Three security officers were stabbed to death and another
wounded in renewed violence in far northwest China's Xinjiang
region, the fourth day of the Beijing Olympic Games, state media
said.
China has blamed two earlier attacks in the restive area more than
3,000 km from the capital on Muslim separatists seeking to disrupt
the Games.
One or more assailants jumped off a vehicle passing a road
checkpoint about 30 km from Kashgar and stabbed the officers,
Xinhua news agency said.
"These were just some terrorists," said a local police officer in
Yamanya, in Shule county, where the attack occurred.
A bombing and stabbing attack killed 16 police within the city of
Kashgar just over a week ago.
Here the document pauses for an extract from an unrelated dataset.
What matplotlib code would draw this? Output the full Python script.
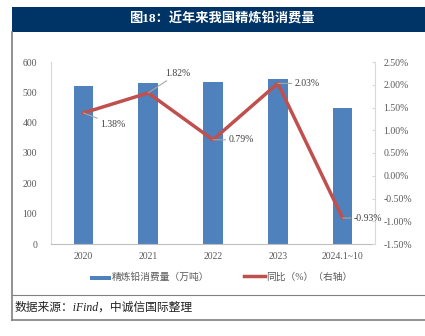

On Sunday, 11 people were killed in a
series of supermarket bombings in Kuqa, in the south of
Xinjiang.
A perimeter of road checkpoints with armed security had been set up
in the immediate vicinity of Kashgar following the first
attack.
China says militants seeking an independent "East Turkestan"
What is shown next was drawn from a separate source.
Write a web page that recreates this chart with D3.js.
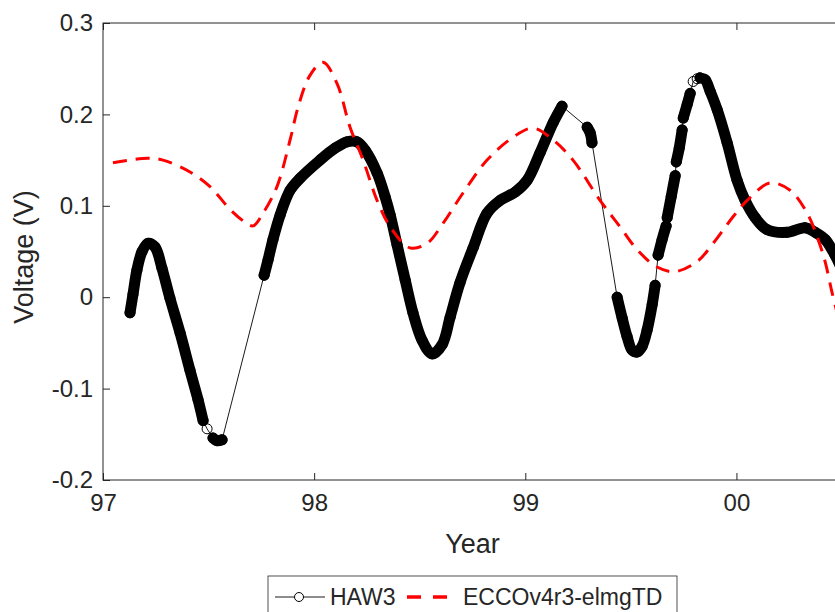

homeland for Muslim Uighurs in the region are among the top threats
to the Olympics, which began on Friday.
But the government has tended to downplay the attacks in the
Chinese press. Tuesday's attack was initially reported by Xinhua
only in English.
Xinjiang is home to the majority Muslim Uighur people, who chafe
under Chinese rule.
Uighurs make up just under half of Xinjiang's 20 million people.